The Federal Capital Territory has announced the breakout of Ditheria in parts of the city of Abuja.
Dr. Sadiq Abdulrahman, FCT Director, Public Health Department, announced the outbreak, at a news conference on Monday, in Abuja.
While addressing the news conference, Abdulrahman, said the disease had already killed a four-year-old, adding that outbreaks earlier recorded in Lagos, Ondo, and Kano states in January, had triggered a national response by the Nigeria Centre for Disease and Control.
The Director said the outbreak was confirmed after tests on samples of suspected cases in a community near Dei-Dei, came back positive.
“Two weeks ago, we got information from a community within the FCT of eight cases and that made our team to pick some samples.
“The samples were taken to the National Reference Laboratory, Gaduwa, and the NCDC, and one of the suspected cases came out positive,” he said.
He urged residents to report any strange symptoms, particularly respiratory challenges to relevant authorities and tasked them to maintain good personal hygiene.
Abdulrahman said the Department was collaborating with neighbouring states, to checkmate the spread of the disease through border surveillance.
Also, the Executive Secretary, FCT Primary Health Care Board, Dr.

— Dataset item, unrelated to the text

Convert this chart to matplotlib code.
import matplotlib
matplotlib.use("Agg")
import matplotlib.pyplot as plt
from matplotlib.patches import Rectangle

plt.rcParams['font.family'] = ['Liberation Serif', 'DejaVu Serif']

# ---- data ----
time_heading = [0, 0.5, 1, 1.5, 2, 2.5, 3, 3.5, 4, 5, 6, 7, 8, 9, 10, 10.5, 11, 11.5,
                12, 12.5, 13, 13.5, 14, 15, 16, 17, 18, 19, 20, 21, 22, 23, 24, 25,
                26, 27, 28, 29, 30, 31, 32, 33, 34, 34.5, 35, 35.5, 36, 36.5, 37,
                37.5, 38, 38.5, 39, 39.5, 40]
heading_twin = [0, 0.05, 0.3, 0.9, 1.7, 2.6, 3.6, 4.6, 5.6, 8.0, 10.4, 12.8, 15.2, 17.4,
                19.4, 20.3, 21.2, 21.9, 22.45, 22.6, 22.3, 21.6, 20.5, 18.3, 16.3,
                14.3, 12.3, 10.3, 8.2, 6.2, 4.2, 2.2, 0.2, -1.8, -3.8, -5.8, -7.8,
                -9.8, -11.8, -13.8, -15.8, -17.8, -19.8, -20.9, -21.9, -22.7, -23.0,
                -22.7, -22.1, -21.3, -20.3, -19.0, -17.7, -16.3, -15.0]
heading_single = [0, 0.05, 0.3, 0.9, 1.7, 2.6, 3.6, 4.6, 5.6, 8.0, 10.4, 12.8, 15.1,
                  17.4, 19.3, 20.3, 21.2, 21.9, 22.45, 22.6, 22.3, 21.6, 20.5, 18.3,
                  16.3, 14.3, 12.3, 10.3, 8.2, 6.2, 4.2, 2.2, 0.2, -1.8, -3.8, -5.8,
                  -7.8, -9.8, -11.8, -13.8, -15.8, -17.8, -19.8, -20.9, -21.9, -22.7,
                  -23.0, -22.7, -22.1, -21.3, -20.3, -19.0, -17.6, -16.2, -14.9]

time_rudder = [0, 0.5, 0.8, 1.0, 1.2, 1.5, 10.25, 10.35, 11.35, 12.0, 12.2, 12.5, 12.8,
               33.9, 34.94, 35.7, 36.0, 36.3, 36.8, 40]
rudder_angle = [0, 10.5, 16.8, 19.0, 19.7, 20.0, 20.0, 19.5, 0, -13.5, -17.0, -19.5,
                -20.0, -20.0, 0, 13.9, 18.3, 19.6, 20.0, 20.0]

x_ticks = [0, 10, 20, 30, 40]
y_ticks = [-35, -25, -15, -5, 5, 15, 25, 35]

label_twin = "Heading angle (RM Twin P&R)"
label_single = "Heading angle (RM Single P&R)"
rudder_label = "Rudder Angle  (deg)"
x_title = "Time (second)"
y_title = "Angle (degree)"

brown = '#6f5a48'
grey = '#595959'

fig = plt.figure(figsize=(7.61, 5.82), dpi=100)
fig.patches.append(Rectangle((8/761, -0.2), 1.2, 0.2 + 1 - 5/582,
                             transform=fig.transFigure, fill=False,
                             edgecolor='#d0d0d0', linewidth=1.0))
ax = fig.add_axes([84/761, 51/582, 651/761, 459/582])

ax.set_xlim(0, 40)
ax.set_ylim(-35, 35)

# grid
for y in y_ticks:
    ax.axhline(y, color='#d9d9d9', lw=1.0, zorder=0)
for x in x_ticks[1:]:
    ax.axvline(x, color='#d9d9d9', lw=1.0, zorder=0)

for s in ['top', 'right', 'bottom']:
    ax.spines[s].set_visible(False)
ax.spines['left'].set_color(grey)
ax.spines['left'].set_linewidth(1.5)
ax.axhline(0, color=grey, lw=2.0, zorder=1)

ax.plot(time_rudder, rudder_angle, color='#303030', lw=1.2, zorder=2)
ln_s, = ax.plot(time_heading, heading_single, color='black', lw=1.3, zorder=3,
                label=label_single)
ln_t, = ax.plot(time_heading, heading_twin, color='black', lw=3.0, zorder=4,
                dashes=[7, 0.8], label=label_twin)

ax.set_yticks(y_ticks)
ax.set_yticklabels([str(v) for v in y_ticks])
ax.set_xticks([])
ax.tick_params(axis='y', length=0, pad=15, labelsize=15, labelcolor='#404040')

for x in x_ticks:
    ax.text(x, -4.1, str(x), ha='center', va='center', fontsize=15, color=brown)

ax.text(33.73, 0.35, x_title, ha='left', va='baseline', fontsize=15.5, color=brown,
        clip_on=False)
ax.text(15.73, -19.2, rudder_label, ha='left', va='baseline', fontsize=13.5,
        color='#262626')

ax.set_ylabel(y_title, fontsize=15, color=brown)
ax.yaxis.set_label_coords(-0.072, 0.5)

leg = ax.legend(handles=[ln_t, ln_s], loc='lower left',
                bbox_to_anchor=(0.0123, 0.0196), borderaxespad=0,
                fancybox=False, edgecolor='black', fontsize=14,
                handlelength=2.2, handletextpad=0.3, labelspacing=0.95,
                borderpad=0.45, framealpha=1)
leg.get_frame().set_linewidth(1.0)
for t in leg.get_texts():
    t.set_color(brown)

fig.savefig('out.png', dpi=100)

Yahaya Vatsa, warned that unvaccinated people who lived in crowded and unhygienic environments were at high risk of contracting the disease.

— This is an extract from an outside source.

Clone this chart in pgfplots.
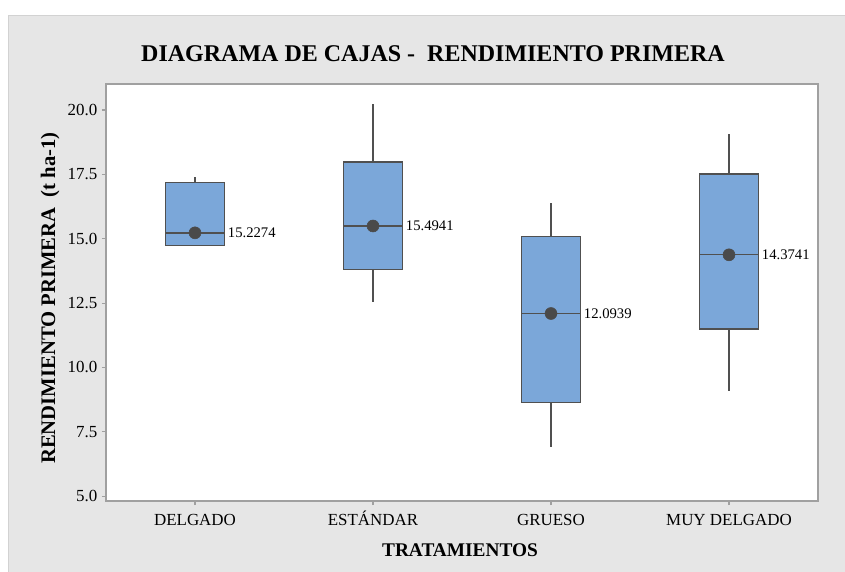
\documentclass[border=0pt]{standalone}
\usepackage{pgfplots}
\pgfplotsset{compat=1.18}
\usepackage{fontspec}
\setmainfont{Liberation Serif}
\definecolor{bg}{HTML}{E6E6E6}
\definecolor{bgline}{HTML}{D2D2D2}
\definecolor{boxfill}{RGB}{123,167,217}
\definecolor{boxline}{HTML}{505050}
\definecolor{axisgray}{HTML}{A0A0A0}
\definecolor{dotc}{HTML}{4A4A4A}
\begin{document}
\begin{tikzpicture}[x=1pt,y=1pt]
\useasboundingbox (0,0) rectangle (633.75,428.25);
\fill[white] (0,0) rectangle (633.75,428.25);
\filldraw[fill=bg, draw=bgline, line width=0.6pt] (6,-1) rectangle (634.5,417);
\begin{axis}[
  at={(79.5pt,52.5pt)}, anchor=south west,
  scale only axis, width=534pt, height=312.75pt,
  xmin=0.5, xmax=4.5, ymin=4.81, ymax=21.01,
  axis background/.style={fill=white},
  axis line style={axisgray, line width=0.8pt},
  xtick={1,2,3,4},
  xticklabels={DELGADO, ESTÁNDAR, GRUESO, MUY DELGADO},
  ytick={5,7.5,10,12.5,15,17.5,20},
  yticklabel style={/pgf/number format/fixed, /pgf/number format/fixed zerofill, /pgf/number format/precision=1, xshift=0pt},
  /pgf/number format/assume math mode=true,
  tick style={axisgray, line width=0.8pt},
  tick align=outside, major tick length=3pt,
  xtick pos=bottom, ytick pos=left,
  ticklabel style={font=\fontsize{12.7}{14}\selectfont, text=black},
  xticklabel style={text height=11pt, text depth=3pt, yshift=-1pt},
  clip=false,
]
% whiskers
\addplot[draw=boxline, line width=0.9pt] coordinates {(1,17.18) (1,17.41)};
\addplot[draw=boxline, line width=0.9pt] coordinates {(2,12.55) (2,13.81)};
\addplot[draw=boxline, line width=0.9pt] coordinates {(2,17.99) (2,20.22)};
\addplot[draw=boxline, line width=0.9pt] coordinates {(3,6.91) (3,8.64)};
\addplot[draw=boxline, line width=0.9pt] coordinates {(3,15.08) (3,16.37)};
\addplot[draw=boxline, line width=0.9pt] coordinates {(4,9.09) (4,11.50)};
\addplot[draw=boxline, line width=0.9pt] coordinates {(4,17.51) (4,19.07)};
% boxes
\addplot[fill=boxfill, draw=boxline, line width=1.2pt] coordinates {(0.835,14.73) (1.165,14.73) (1.165,17.18) (0.835,17.18)} -- cycle;
\addplot[fill=boxfill, draw=boxline, line width=1.2pt] coordinates {(1.835,13.81) (2.165,13.81) (2.165,17.99) (1.835,17.99)} -- cycle;
\addplot[fill=boxfill, draw=boxline, line width=1.2pt] coordinates {(2.835,8.64) (3.165,8.64) (3.165,15.08) (2.835,15.08)} -- cycle;
\addplot[fill=boxfill, draw=boxline, line width=1.2pt] coordinates {(3.835,11.50) (4.165,11.50) (4.165,17.51) (3.835,17.51)} -- cycle;
% medians
\addplot[draw=boxline, line width=1pt] coordinates {(0.835,15.2274) (1.165,15.2274)};
\addplot[draw=boxline, line width=1pt] coordinates {(1.835,15.4941) (2.165,15.4941)};
\addplot[draw=boxline, line width=1pt] coordinates {(2.835,12.0939) (3.165,12.0939)};
\addplot[draw=boxline, line width=1pt] coordinates {(3.835,14.3741) (4.165,14.3741)};
% dots with labels
\addplot[only marks, mark=*, mark size=4.5pt, color=dotc,
  nodes near coords, point meta=explicit symbolic,
  nodes near coords style={anchor=west, inner sep=0pt, xshift=24.5pt, text=black, font=\fontsize{11}{13}\selectfont}]
  coordinates {(1,15.2274)[15.2274] (2,15.4941)[15.4941] (3,12.0939)[12.0939] (4,14.3741)[14.3741]};
\end{axis}
\node[anchor=base, font=\bfseries\fontsize{18}{21}\selectfont] at (324.75,381.75) {DIAGRAMA DE CAJAS -~~RENDIMIENTO PRIMERA};
\node[anchor=base, font=\bfseries\fontsize{14.5}{17}\selectfont] at (345,11.25) {TRATAMIENTOS};
\node[anchor=base, rotate=90, font=\bfseries\fontsize{15.5}{18}\selectfont] at (41.25,204.75) {RENDIMIENTO PRIMERA~~(t ha-1)};
\end{tikzpicture}
\end{document}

He urged residents to ensure that their children were fully vaccinated, in line with the National Childhood Immunization Schedule.
“To reduce the risk of contracting the disease, FCT residents are hereby advised to ensure that their children are fully vaccinated with three doses of the pentavalent vaccine. This is recommended in the National Childhood Immunisation Schedule,” he said.

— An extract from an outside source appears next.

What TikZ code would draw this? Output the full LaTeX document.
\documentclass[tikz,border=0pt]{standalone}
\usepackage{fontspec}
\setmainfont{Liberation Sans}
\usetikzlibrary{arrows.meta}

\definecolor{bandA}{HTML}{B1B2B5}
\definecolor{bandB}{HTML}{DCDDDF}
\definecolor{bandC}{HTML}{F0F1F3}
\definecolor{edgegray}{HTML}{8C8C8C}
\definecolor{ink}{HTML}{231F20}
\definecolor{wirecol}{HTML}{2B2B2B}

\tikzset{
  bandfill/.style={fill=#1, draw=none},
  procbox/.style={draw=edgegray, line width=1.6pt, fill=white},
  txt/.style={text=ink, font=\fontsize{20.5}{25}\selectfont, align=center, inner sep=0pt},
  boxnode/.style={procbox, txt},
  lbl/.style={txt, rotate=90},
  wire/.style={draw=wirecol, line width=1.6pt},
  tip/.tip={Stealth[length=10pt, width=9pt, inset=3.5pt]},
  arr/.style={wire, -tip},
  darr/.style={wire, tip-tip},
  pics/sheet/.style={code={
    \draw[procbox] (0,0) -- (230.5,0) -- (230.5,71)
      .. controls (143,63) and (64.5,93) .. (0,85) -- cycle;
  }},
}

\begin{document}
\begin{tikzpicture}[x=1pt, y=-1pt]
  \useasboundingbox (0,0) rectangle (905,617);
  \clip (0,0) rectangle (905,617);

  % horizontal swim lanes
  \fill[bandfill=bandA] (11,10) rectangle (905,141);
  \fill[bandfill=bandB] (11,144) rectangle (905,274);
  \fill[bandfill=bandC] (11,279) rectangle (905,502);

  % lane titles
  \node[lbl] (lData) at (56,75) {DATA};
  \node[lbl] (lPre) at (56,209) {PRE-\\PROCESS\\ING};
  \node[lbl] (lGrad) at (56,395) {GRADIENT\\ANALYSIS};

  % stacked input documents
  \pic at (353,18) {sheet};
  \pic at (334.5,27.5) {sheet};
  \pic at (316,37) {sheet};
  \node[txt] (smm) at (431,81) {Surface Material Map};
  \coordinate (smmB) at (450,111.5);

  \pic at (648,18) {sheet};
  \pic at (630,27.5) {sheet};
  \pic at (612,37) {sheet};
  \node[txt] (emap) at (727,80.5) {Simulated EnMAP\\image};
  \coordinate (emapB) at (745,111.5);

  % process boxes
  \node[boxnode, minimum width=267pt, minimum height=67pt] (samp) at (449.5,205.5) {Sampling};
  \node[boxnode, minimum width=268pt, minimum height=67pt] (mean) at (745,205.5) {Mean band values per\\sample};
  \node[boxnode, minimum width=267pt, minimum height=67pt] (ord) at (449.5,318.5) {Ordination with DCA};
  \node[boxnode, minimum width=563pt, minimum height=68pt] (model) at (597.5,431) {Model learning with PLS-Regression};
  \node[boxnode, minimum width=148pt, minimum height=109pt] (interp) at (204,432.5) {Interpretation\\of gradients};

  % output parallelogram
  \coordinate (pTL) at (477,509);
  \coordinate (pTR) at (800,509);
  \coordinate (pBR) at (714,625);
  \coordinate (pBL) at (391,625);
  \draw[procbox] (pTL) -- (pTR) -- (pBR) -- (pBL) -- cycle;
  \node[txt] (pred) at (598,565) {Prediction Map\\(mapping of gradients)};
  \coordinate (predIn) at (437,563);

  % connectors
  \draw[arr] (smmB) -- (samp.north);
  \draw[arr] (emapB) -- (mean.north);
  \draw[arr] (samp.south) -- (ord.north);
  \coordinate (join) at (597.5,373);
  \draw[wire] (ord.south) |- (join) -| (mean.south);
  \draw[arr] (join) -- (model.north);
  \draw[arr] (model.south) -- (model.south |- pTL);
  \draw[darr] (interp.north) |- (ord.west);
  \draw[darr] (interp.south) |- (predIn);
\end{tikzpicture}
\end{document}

Vatsa advised individuals with any of the signs and symptoms to isolate themselves and notify the FCT Disease Surveillance Notification Officer or the Emergency Operation Center, through the FCT Call Center toll-free lines.
Diphtheria is an infection caused by strains of a bacteria known as Corynebacterium Diphtheriae which produces toxins that cause difficulty in breathing, and heart rhythm problems, and could lead to death.